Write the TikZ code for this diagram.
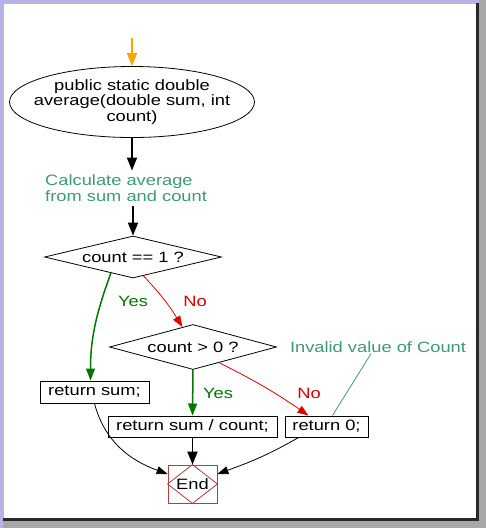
\documentclass[tikz,border=0pt]{standalone}
\usepackage{fontspec}
\setmainfont{Liberation Sans}[FakeStretch=1.22]
\usetikzlibrary{shapes.geometric,arrows.meta}
\definecolor{lavender}{RGB}{180,180,232}
\definecolor{framegray}{RGB}{168,168,168}
\definecolor{framedark}{RGB}{40,40,40}
\definecolor{notegreen}{RGB}{64,152,120}
\definecolor{yesgreen}{RGB}{0,120,0}
\definecolor{nored}{RGB}{225,0,0}
\definecolor{endred}{RGB}{180,60,60}
\definecolor{startorange}{RGB}{255,165,0}

\begin{document}
\begin{tikzpicture}[x=1pt,y=1pt,font=\fontsize{15}{15.5}\selectfont,
  box/.style={draw,line width=1pt,inner sep=0pt,minimum height=22pt},
  decision/.style={draw,diamond,inner sep=0pt,line width=0.8pt},
  note/.style={text=notegreen,inner sep=1pt},
  flow/.style={line width=1.8pt,-{Triangle[length=13pt,width=10pt]}},
  yesflow/.style={yesgreen,line width=1.5pt,-{Triangle[length=12pt,width=9pt]}},
  noflow/.style={nored,line width=0.8pt,-{Triangle[length=11pt,width=8pt]}},
  endflow/.style={line width=0.8pt,-{Triangle[length=11pt,width=8pt]}}]
  \useasboundingbox (0,0) rectangle (486,-528);
  % frame of the window
  \fill[framegray] (0,0) rectangle (486,-528);
  \fill[lavender] (0,0) rectangle (479,-3);
  \fill[lavender] (0,0) rectangle (3,-528);
  \fill[framegray!80] (3,-3) rectangle (476,-518);
  \fill[white] (4,-4) rectangle (476,-518);
  \fill[framedark] (476,-3) rectangle (479,-521);
  \fill[framedark] (3,-518) rectangle (479,-521);

  \coordinate (start) at (132,-38);
  \node[draw,ellipse,line width=0.8pt,inner xsep=-25pt,inner ysep=0pt,minimum width=245pt,minimum height=71pt,align=center]
    (avg) at (132,-102) {public static double\\average(double sum, int\\count)};
  \node[note,anchor=west,align=left] (calc) at (44,-188) {Calculate average\\from sum and count};
  \node[decision,aspect=4.2,minimum width=177pt,minimum height=42pt] (d1) at (133,-257) {count == 1 ?};
  \node[decision,aspect=3.7,minimum width=167pt,minimum height=45pt] (d2) at (193,-347) {count > 0 ?};
  \node[box,minimum width=109pt] (rsum) at (94.5,-392) {return sum;};
  \node[box,minimum width=169pt,minimum height=21pt] (rdiv) at (192.5,-426.5) {return sum / count;};
  \node[box,minimum width=83pt,minimum height=21pt] (rzero) at (326.5,-426.5) {return 0;};
  \node[draw=endred,line width=0.8pt,inner sep=0pt,minimum width=49pt,minimum height=38pt] (end) at (192.5,-484) {End};
  \draw[endred,line width=0.8pt] (end.north) -- (end.east) -- (end.south) -- (end.west) -- cycle;
  \node[note] (invalid) at (378,-347) {Invalid value of Count};

  \node[text=yesgreen] (yes1) at (133,-301) {Yes};
  \node[text=nored] (no1) at (195,-301) {No};
  \node[text=yesgreen] (yes2) at (218,-393) {Yes};
  \node[text=nored] (no2) at (309,-393) {No};

  \draw[flow,startorange] (start) -- (avg.north);
  \draw[flow] (avg.south) -- ([yshift=3pt]avg.south |- calc.north);
  \draw[flow] ([yshift=-4pt]d1.north |- calc.south) -- (d1.north);
  \draw[yesflow] (d1.216) to[out=-110,in=90] ([xshift=-4pt]rsum.north);
  \draw[noflow] (d1.-61) to[bend left=6] (d2.118);
  \draw[yesflow] (d2.south) -- (rdiv.north);
  \draw[noflow] (d2.-31) to[bend left=4] ([xshift=-18pt]rzero.north);
  \draw[notegreen,line width=0.8pt] ([xshift=-7pt]invalid.south) -- ([xshift=6pt]rzero.north);
  \draw[endflow] (rsum.south) to[out=-75,in=160] ([yshift=10pt]end.west);
  \draw[flow] (rdiv.south) -- (end.north);
  \draw[endflow] ([xshift=-28pt]rzero.south) to[out=-150,in=20] ([yshift=10pt]end.east);
\end{tikzpicture}
\end{document}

__DIRECTIVE__: Without the pictures, retype the whole of the material above exactly.

__OUTPUT OF THE EXERCISE__:
Write the TikZ code for this diagram.
\documentclass[tikz,border=0pt]{standalone}
\usepackage{fontspec}
\setmainfont{Liberation Sans}[FakeStretch=1.22]
\usetikzlibrary{shapes.geometric,arrows.meta}
\definecolor{lavender}{RGB}{180,180,232}
\definecolor{framegray}{RGB}{168,168,168}
\definecolor{framedark}{RGB}{40,40,40}
\definecolor{notegreen}{RGB}{64,152,120}
\definecolor{yesgreen}{RGB}{0,120,0}
\definecolor{nored}{RGB}{225,0,0}
\definecolor{endred}{RGB}{180,60,60}
\definecolor{startorange}{RGB}{255,165,0}

\begin{document}
\begin{tikzpicture}[x=1pt,y=1pt,font=\fontsize{15}{15.5}\selectfont,
  box/.style={draw,line width=1pt,inner sep=0pt,minimum height=22pt},
  decision/.style={draw,diamond,inner sep=0pt,line width=0.8pt},
  note/.style={text=notegreen,inner sep=1pt},
  flow/.style={line width=1.8pt,-{Triangle[length=13pt,width=10pt]}},
  yesflow/.style={yesgreen,line width=1.5pt,-{Triangle[length=12pt,width=9pt]}},
  noflow/.style={nored,line width=0.8pt,-{Triangle[length=11pt,width=8pt]}},
  endflow/.style={line width=0.8pt,-{Triangle[length=11pt,width=8pt]}}]
  \useasboundingbox (0,0) rectangle (486,-528);
  % frame of the window
  \fill[framegray] (0,0) rectangle (486,-528);
  \fill[lavender] (0,0) rectangle (479,-3);
  \fill[lavender] (0,0) rectangle (3,-528);
  \fill[framegray!80] (3,-3) rectangle (476,-518);
  \fill[white] (4,-4) rectangle (476,-518);
  \fill[framedark] (476,-3) rectangle (479,-521);
  \fill[framedark] (3,-518) rectangle (479,-521);

  \coordinate (start) at (132,-38);
  \node[draw,ellipse,line width=0.8pt,inner xsep=-25pt,inner ysep=0pt,minimum width=245pt,minimum height=71pt,align=center]
    (avg) at (132,-102) {public static double\\average(double sum, int\\count)};
  \node[note,anchor=west,align=left] (calc) at (44,-188) {Calculate average\\from sum and count};
  \node[decision,aspect=4.2,minimum width=177pt,minimum height=42pt] (d1) at (133,-257) {count == 1 ?};
  \node[decision,aspect=3.7,minimum width=167pt,minimum height=45pt] (d2) at (193,-347) {count > 0 ?};
  \node[box,minimum width=109pt] (rsum) at (94.5,-392) {return sum;};
  \node[box,minimum width=169pt,minimum height=21pt] (rdiv) at (192.5,-426.5) {return sum / count;};
  \node[box,minimum width=83pt,minimum height=21pt] (rzero) at (326.5,-426.5) {return 0;};
  \node[draw=endred,line width=0.8pt,inner sep=0pt,minimum width=49pt,minimum height=38pt] (end) at (192.5,-484) {End};
  \draw[endred,line width=0.8pt] (end.north) -- (end.east) -- (end.south) -- (end.west) -- cycle;
  \node[note] (invalid) at (378,-347) {Invalid value of Count};

  \node[text=yesgreen] (yes1) at (133,-301) {Yes};
  \node[text=nored] (no1) at (195,-301) {No};
  \node[text=yesgreen] (yes2) at (218,-393) {Yes};
  \node[text=nored] (no2) at (309,-393) {No};

  \draw[flow,startorange] (start) -- (avg.north);
  \draw[flow] (avg.south) -- ([yshift=3pt]avg.south |- calc.north);
  \draw[flow] ([yshift=-4pt]d1.north |- calc.south) -- (d1.north);
  \draw[yesflow] (d1.216) to[out=-110,in=90] ([xshift=-4pt]rsum.north);
  \draw[noflow] (d1.-61) to[bend left=6] (d2.118);
  \draw[yesflow] (d2.south) -- (rdiv.north);
  \draw[noflow] (d2.-31) to[bend left=4] ([xshift=-18pt]rzero.north);
  \draw[notegreen,line width=0.8pt] ([xshift=-7pt]invalid.south) -- ([xshift=6pt]rzero.north);
  \draw[endflow] (rsum.south) to[out=-75,in=160] ([yshift=10pt]end.west);
  \draw[flow] (rdiv.south) -- (end.north);
  \draw[endflow] ([xshift=-28pt]rzero.south) to[out=-150,in=20] ([yshift=10pt]end.east);
\end{tikzpicture}
\end{document}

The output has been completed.